Prof. Ariño studies the Consequences of Executives’ Ethics

06/05/2014 Barcelona

Miguel Angel Ariño Martín

Does leaders’ behavior have any influence on the ethics of the company? Social learning theory states that employees learn standards of appropriate behavior by observing role models.

IESE professor Miguel A. Ariño and David Pastoriza of HEC Montreal surveyed 408 MBA students, who were working part-time, in order to determine whether ethical leadership has a direct influence on employees’ behavior.

The authors found ethical leadership of supervisors does indeed exert a significant influence on the creation of social capital in the organization, particularly in three areas:

Higher willingness of employees to share. Employees are more likely to share information and resources when supervisors show ethical leadership, partly because they are not afraid their supervisors will misappropriate that information or use it opportunistically.

Increase of employees’ trust. There is greater faith not only in the supervisor, but also in the moral authority of the organization, since workers perceive their rights are being respected.

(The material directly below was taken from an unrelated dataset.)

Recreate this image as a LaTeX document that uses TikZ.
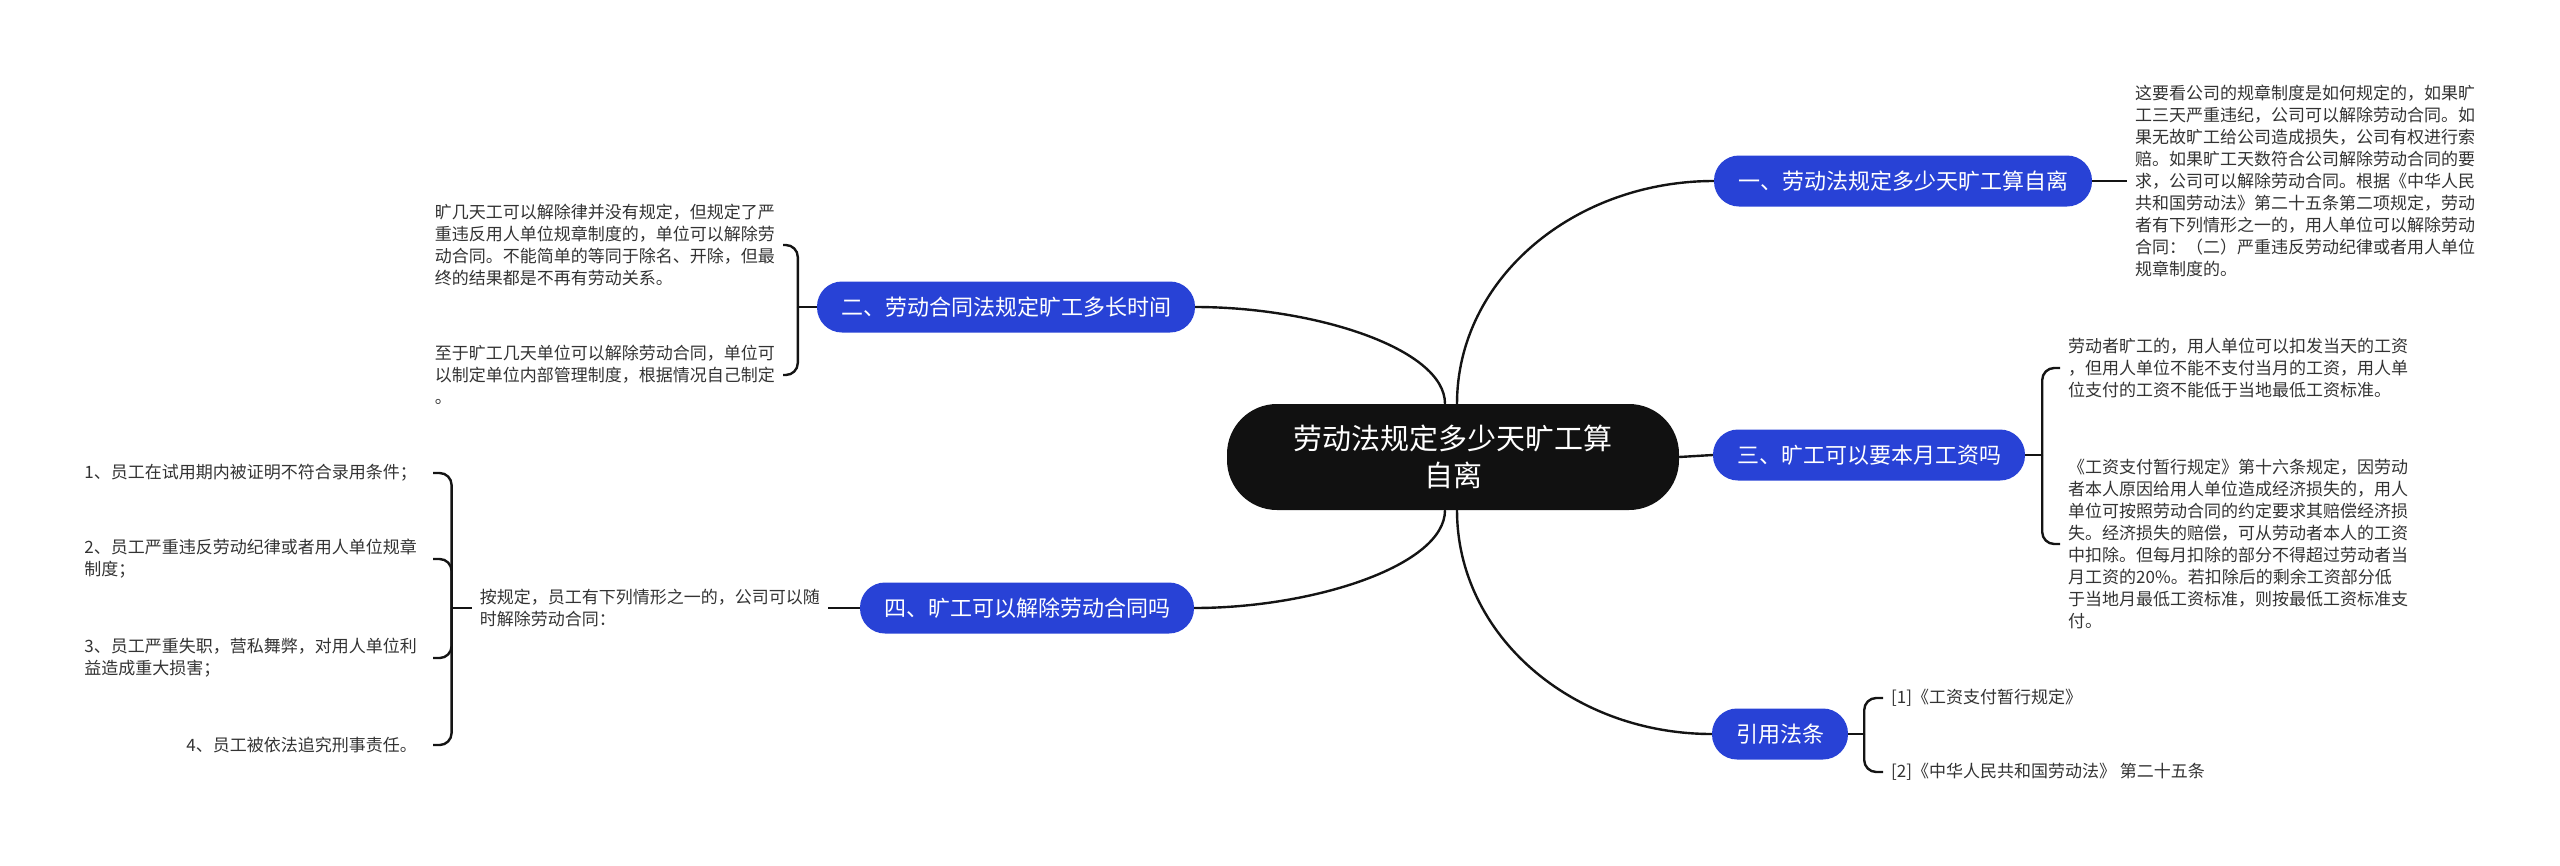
\documentclass[tikz,border=0pt]{standalone}
\usepackage{fontspec}
\setmainfont{Noto Sans CJK SC}
\usetikzlibrary{calc}
\definecolor{rootcolor}{RGB}{17,17,17}
\definecolor{branchcolor}{RGB}{40,66,214}
\definecolor{leafcolor}{RGB}{51,51,51}
\definecolor{linkcolor}{RGB}{20,20,20}

\begin{document}
\begin{tikzpicture}[x=1pt, y=-1pt,
  root/.style={draw=none, fill=rootcolor, text=white, rounded corners=50pt,
    minimum width=452pt, minimum height=106pt, align=center,
    font=\fontsize{29}{37}\selectfont},
  branch/.style={draw=none, fill=branchcolor, text=white, rounded corners=25pt,
    minimum height=51pt, inner xsep=24pt, font=\fontsize{22}{26}\selectfont},
  leaf/.style={text=leafcolor, align=left, inner ysep=0pt, inner xsep=8pt,
    font=\fontsize{17}{22}\selectfont},
  itemtext/.style={leaf, inner xsep=16pt, anchor=east},
  link/.style={draw=linkcolor, line width=2.4pt},
  fork/.style={link, rounded corners=12pt}]

  \useasboundingbox (0,0) rectangle (2560,865);

  % ---- centre ----
  \node[root] (root) at (1453,457) {劳动法规定多少天旷工算\\自离};

  % ---- branches ----
  \node[branch] (b1) at (1903,181) {一、劳动法规定多少天旷工算自离};
  \node[branch] (b2) at (1006,307) {二、劳动合同法规定旷工多长时间};
  \node[branch] (b3) at (1869,455) {三、旷工可以要本月工资吗};
  \node[branch] (b4) at (1027,608) {四、旷工可以解除劳动合同吗};
  \node[branch] (b5) at (1780,734) {引用法条};

  \draw[link] ([xshift=4pt]root.north) .. controls +(0,-125)
    and ($(b1.west)+(-140,0)$) .. (b1.west);
  \draw[link] ([xshift=-8pt]root.north) .. controls +(0,-55)
    and ($(b2.east)+(120,0)$) .. (b2.east);
  \draw[link] (root.east) -- (b3.west);
  \draw[link] ([xshift=-8pt]root.south) .. controls +(0,55)
    and ($(b4.east)+(120,0)$) .. (b4.east);
  \draw[link] ([xshift=4pt]root.south) .. controls +(0,125)
    and ($(b5.west)+(-140,0)$) .. (b5.west);

  % ---- branch 1 ----
  \node[leaf, anchor=west] (l1) at (2127,181) {%
    这要看公司的规章制度是如何规定的，如果旷\\
    工三天严重违纪，公司可以解除劳动合同。如\\
    果无故旷工给公司造成损失，公司有权进行索\\
    赔。如果旷工天数符合公司解除劳动合同的要\\
    求，公司可以解除劳动合同。根据《中华人民\\
    共和国劳动法》第二十五条第二项规定，劳动\\
    者有下列情形之一的，用人单位可以解除劳动\\
    合同：（二）严重违反劳动纪律或者用人单位\\
    规章制度的。};
  \draw[link] (b1.east) -- (l1.west);

  % ---- branch 2 ----
  \node[leaf, anchor=east] (l2a) at (783,245) {%
    旷几天工可以解除律并没有规定，但规定了严\\
    重违反用人单位规章制度的，单位可以解除劳\\
    动合同。不能简单的等同于除名、开除，但最\\
    终的结果都是不再有劳动关系。};
  \node[leaf, anchor=east] (l2b) at (783,375) {%
    至于旷工几天单位可以解除劳动合同，单位可\\
    以制定单位内部管理制度，根据情况自己制定\\
    。};
  \coordinate (f2) at ($(b2.west)+(-19,0)$);
  \draw[link] (b2.west) -- (f2);
  \draw[fork] (f2) |- (l2a.east);
  \draw[fork] (f2) |- (l2b.east);

  % ---- branch 3 ----
  \node[leaf, anchor=west] (l3a) at (2060,368) {%
    劳动者旷工的，用人单位可以扣发当天的工资\\
    ，但用人单位不能不支付当月的工资，用人单\\
    位支付的工资不能低于当地最低工资标准。};
  \node[leaf, anchor=west] (l3b) at (2060,544) {%
    《工资支付暂行规定》第十六条规定，因劳动\\
    者本人原因给用人单位造成经济损失的，用人\\
    单位可按照劳动合同的约定要求其赔偿经济损\\
    失。经济损失的赔偿，可从劳动者本人的工资\\
    中扣除。但每月扣除的部分不得超过劳动者当\\
    月工资的20\%。若扣除后的剩余工资部分低\\
    于当地月最低工资标准，则按最低工资标准支\\
    付。};
  \coordinate (f3) at ($(b3.east)+(17,0)$);
  \draw[link] (b3.east) -- (f3);
  \draw[fork] (f3) |- (l3a.west);
  \draw[fork] (f3) |- (l3b.west);

  % ---- branch 4 ----
  \node[leaf, anchor=east] (l4) at (828,608) {%
    按规定，员工有下列情形之一的，公司可以随\\
    时解除劳动合同：};
  \draw[link] (b4.west) -- (l4.east);

  \node[itemtext] (i1) at (433,473) {1、员工在试用期内被证明不符合录用条件；};
  \node[itemtext] (i2) at (433,559) {2、员工严重违反劳动纪律或者用人单位规章\\制度；};
  \node[itemtext] (i3) at (433,658) {3、员工严重失职，营私舞弊，对用人单位利\\益造成重大损害；};
  \node[itemtext] (i4) at (433,745) {4、员工被依法追究刑事责任。};
  \coordinate (f4) at ($(l4.west)+(-20,0)$);
  \draw[link] (l4.west) -- (f4);
  \foreach \k in {i1,i2,i3,i4}
    \draw[fork] (f4) |- (\k.east);

  % ---- branch 5 ----
  \node[leaf, anchor=west] (r1) at (1883,698) {[1]《工资支付暂行规定》};
  \node[leaf, anchor=west] (r2) at (1883,772) {[2]《中华人民共和国劳动法》 第二十五条};
  \coordinate (f5) at ($(b5.east)+(16,0)$);
  \draw[link] (b5.east) -- (f5);
  \draw[fork] (f5) |- (r1.west);
  \draw[fork] (f5) |- (r2.west);

\end{tikzpicture}
\end{document}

Employees identify more closely with the firm. When supervisors display integrity and demonstrate concern, which, in turn, puts them in a better position to provide a meaningful interpretation of the firm's goals, employees perceive that the organization values and respects them. Therefore, it is easier for workers to identify with the organization.

The results of the study are presented in the article "Does ethical leadership generate internal social capital?" published in the Journal of Business Ethics.